The better known of the two repatriated men is Ahmed Agiza, a 42-year-old physician whose wife and five children remain in Sweden.

His attorneys have acknowledged that he once worked closely in Egypt with Ayman Zawahiri, the leader of Egyptian Islamic Jihad who later merged that group with al Qaeda, becoming Osama bin Laden's second in command. Agiza was a member of Egyptian Islamic Jihad, which the State Department has designated a terrorist group.

Agiza said he had once met bin Laden, according to a jailhouse interview he gave to a Swedish radio reporter in 2002 shortly after he returned to Egypt. His attorneys said he cut ties with Zawahiri a decade ago and has denounced the use of violent tactics by Islamic radicals, including al Qaeda.

Agiza left his homeland in 1991, saying he had been repeatedly harassed by Egyptian security forces.

In 1999, while living in Iran, he was convicted in absentia by an Egyptian military court -- along with 106 other defendants -- of belonging to a banned Islamic organization. One year later, he and his family arrived in Sweden on false passports and applied for political asylum.

It is not clear whether Agiza knew Muhammad Zery, 35, the man with whom he would later be deported to Cairo. Zery also left Egypt in 1991, after he was harassed and physically abused there, according to his lawyer. He traveled to Saudi Arabia and Syria before arriving in Sweden in 1999 and requesting asylum.

Swedish officials have said that Zery, too, was convicted in absentia in Egypt and that he was a suspect in the assassination of Egyptian President Anwar Sadat in 1981, when he would have been 13 years old. But his attorneys and human rights groups that have worked on his behalf said there is no record that Zery was charged with any offenses in Egypt and they can't understand why he was expelled.
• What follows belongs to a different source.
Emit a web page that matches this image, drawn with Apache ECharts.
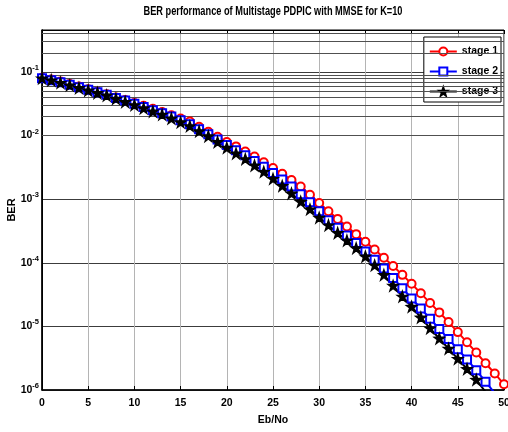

The allegations against him are all clearly erroneous, said his Swedish attorney, Kjell Jonsson. "The representatives of the [Swedish] government have been lying or not telling the full truth on this since the beginning."

Bo Johansson, a Stockholm lawyer who has represented Agiza, said Swedish diplomats in Cairo later told the Egyptian man's parents that he was deported because Sweden was under "international pressure" to do so.

"I think the American influence is a very important factor in all of this," Johansson said. "It is becoming clearer as more information comes out. Something happened very quickly after Sept. 11. . . . We had always thought there was an X factor at work here. Now we know that it must have been an American factor."

Secret U.S. Role

The U.S. involvement remained a secret until two months ago, when a Swedish television program -- Kalla Fakta, or "Cold Facts" -- broadcast a documentary reporting that U.S. agents assisted in the apprehension of Agiza and Zery, and that the plane chartered to Cairo had been used in a previous rendition case in Pakistan.

A CIA spokesman declined to comment for this article, and State Department officials declined to comment on the record. But the Swedish government has released previously classified documents that confirm the American role.